• **SOURCE MATERIAL**
▬▬▬▬▬▬▬▬▬▬

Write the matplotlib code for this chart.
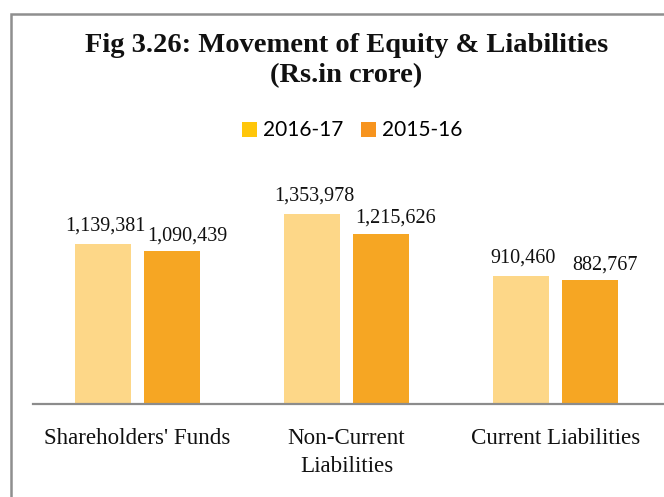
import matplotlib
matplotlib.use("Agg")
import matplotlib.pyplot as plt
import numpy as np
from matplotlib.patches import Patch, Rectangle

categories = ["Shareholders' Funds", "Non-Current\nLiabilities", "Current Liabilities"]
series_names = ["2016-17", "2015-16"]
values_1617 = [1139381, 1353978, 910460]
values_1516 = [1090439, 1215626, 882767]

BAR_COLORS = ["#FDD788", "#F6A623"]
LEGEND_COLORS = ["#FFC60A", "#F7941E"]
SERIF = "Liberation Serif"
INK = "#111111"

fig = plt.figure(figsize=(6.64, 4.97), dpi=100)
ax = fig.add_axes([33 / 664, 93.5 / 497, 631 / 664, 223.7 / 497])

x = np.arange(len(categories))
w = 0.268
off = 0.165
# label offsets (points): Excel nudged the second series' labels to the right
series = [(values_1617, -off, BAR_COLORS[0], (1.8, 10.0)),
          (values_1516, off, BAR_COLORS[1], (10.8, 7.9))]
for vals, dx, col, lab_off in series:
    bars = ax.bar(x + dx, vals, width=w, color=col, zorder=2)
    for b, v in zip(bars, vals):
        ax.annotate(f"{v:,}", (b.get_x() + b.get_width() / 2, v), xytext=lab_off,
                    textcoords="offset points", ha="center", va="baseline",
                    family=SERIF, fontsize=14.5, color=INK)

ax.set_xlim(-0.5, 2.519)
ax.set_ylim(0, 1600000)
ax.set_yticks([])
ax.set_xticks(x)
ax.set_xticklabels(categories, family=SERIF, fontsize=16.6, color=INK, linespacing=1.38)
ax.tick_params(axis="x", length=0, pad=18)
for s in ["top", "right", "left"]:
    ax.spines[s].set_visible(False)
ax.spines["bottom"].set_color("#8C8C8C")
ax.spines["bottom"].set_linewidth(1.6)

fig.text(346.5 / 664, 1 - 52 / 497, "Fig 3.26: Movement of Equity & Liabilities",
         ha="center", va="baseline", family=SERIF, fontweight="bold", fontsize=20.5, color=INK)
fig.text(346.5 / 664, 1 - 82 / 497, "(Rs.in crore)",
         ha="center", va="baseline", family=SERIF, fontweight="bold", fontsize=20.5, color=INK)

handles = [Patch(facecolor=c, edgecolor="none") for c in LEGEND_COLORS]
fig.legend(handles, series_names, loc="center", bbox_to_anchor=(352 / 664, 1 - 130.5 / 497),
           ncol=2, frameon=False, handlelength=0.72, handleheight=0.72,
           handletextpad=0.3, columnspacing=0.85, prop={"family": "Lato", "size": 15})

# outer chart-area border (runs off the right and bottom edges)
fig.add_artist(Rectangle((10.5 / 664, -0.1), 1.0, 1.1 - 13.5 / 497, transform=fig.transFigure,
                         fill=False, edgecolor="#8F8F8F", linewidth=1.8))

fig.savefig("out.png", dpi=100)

▬▬▬▬▬▬▬▬▬▬

• **TASK**
From the first line above down to the line with "ax = fig.add_axes([33", reproduce every line and no others, omitting pictures.

• **FINAL ANSWER**
Write the matplotlib code for this chart.
import matplotlib
matplotlib.use("Agg")
import matplotlib.pyplot as plt
import numpy as np
from matplotlib.patches import Patch, Rectangle

categories = ["Shareholders' Funds", "Non-Current\nLiabilities", "Current Liabilities"]
series_names = ["2016-17", "2015-16"]
values_1617 = [1139381, 1353978, 910460]
values_1516 = [1090439, 1215626, 882767]

BAR_COLORS = ["#FDD788", "#F6A623"]
LEGEND_COLORS = ["#FFC60A", "#F7941E"]
SERIF = "Liberation Serif"
INK = "#111111"

fig = plt.figure(figsize=(6.64, 4.97), dpi=100)
ax = fig.add_axes([33 / 664, 93.5 / 497, 631 / 664, 223.7 / 497])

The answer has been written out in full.